Citation
Awang, Mohammad Ewan and Omar, Noritah
(2016)
Agency through Hindu spirituality in K.S. Maniam's The Return.
Journal of Language and Communication, 3 (2).
pp. 171-180.
ISSN 2289-649X
Abstract
Hinduism plays an integral role in the Malaysian Indian identity construction. Its philosophical and spiritual tenets provide a crucial epistemic understanding of selfhood and existence to the Malaysian Indians for them to live a meaningful and flourishing life. Nonetheless, there is a perceived lack of discussion on the transformative role of Hinduism to the Malaysian Indians. The existing body of research predominantly views Hinduism as an outward representation of the Malaysian Indian identity through its religious festivals, rituals, and ceremonies. Hinduism is deemed to either exacerbate their sense of alienation and marginalization in Malaysia or reiterate the community’s nostalgic longing for Mother India. In this line of thought, religion is said to lack the capacity to grant agency to the Malaysian Indians.
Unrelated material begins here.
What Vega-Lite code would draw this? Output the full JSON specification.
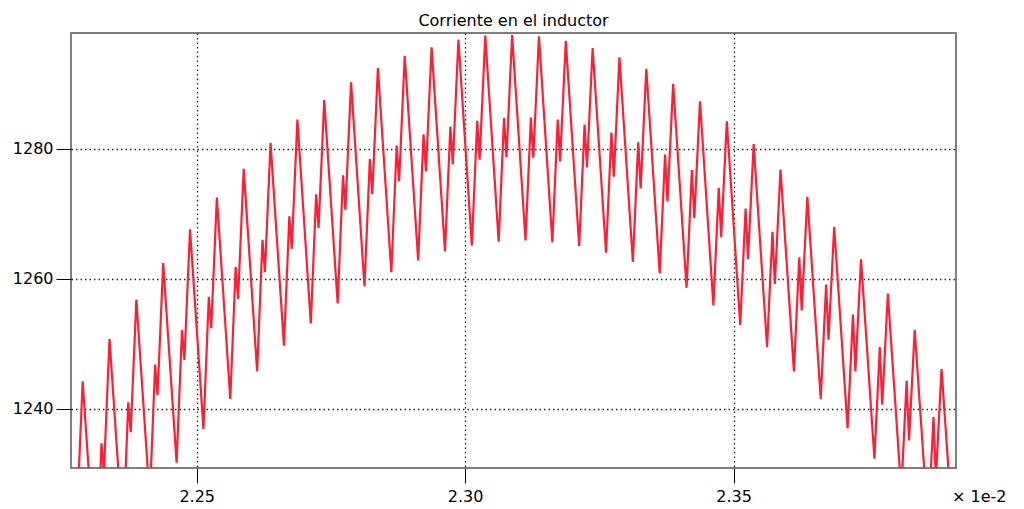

This article explores how these views are challenged by K.S. Maniam, a Malaysian Indian author who explores the transformative capacity of Hindu philosophy and spirituality to the Indian community in his literary works. Using Maniam’s first novel, The Return (1982), this article explores the transformative role of spirituality in bestowing the Malaysian Indians an alternative form of agency. Maniam’s narrative strategies reflect the Indian philosophy, Advaita Vedanta which stresses on the concept of “oneness” and the obliteration of the self-other and subject-object duality. Indian philosophy of space, time, reality and selfhood are woven into and embodied by one of the novel’s main characters, Periathai. Periathai attains the highest form of Hindu identity, Atman or True Self through spiritual knowledge, rituals, and self-reflexivity. This article suggests adherence to Hinduism provides the Malaysian Indians the agency to transcend the corporeal and physical realms, deconstruct the normative view of Hinduism as an ethnocentric religious nostalgia for India, and challenge the idea that religion further aggravates the Malaysian Indian sense of marginalization and displacement.